For Tax Attorneys: Help more clients with spousal tax liability cases. Join our attorney network and connect with spouses seeking expert representation for innocent spouse relief and IRS protection.
Frequently Asked Questions
1. Can the IRS take my refund for my husband's tax debt?
Yes, if you filed jointly. The IRS can intercept your entire refund to apply toward joint tax debt. Filing injured spouse claims (Form 8379) can protect your portion of refunds when your husband owes separate debts.
2. Am I liable for my husband's tax debt if we're divorced?
Yes, divorce doesn’t eliminate joint tax liability. The IRS can still collect from you regardless of what your divorce decree says. You must file for innocent spouse relief or separation of liability to end your legal responsibility.
3. How long do I have to file for innocent spouse relief?
You typically have two years from the IRS’s first collection attempt to request relief. However, equitable relief may be available beyond this timeframe in certain situations involving ongoing hardship.

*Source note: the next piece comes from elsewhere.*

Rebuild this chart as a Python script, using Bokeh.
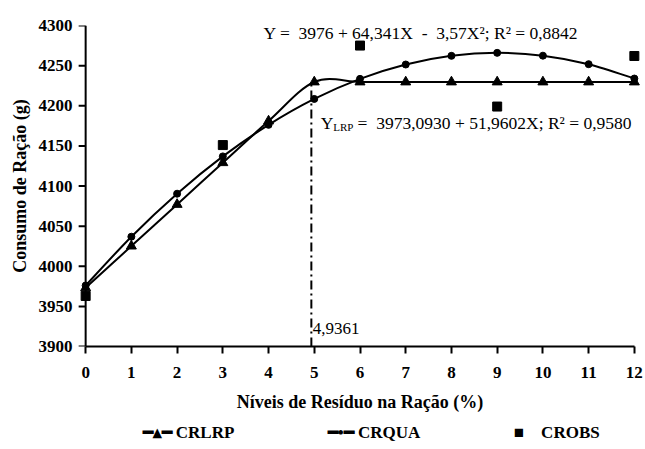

4. What if my husband filed taxes without telling me?
If he filed jointly using your signature without permission, you can challenge the return’s validity. Report this fraudulent filing to the IRS immediately, as you never legally consented to the joint liability.
5. Can I be held liable if my husband underreported his business income?
Yes, joint filers are liable for unreported income even when unaware of it. However, innocent spouse relief specifically protects spouses who didn’t know and had no reason to know about income understatements.
Key Takeaways
- Joint tax returns create equal liability for both spouses regardless of who earned income or caused the debt.
- Innocent spouse relief can completely eliminate your liability for your husband’s tax debt if you qualify.
- You typically have two years from the IRS’s first collection attempt to request spousal relief protection.
- Filing married but separately protects you from future spousal tax debt but results in higher current taxes.
- Divorce decrees don’t stop IRS collection—only formal innocent spouse relief or separation of liability eliminates joint responsibility.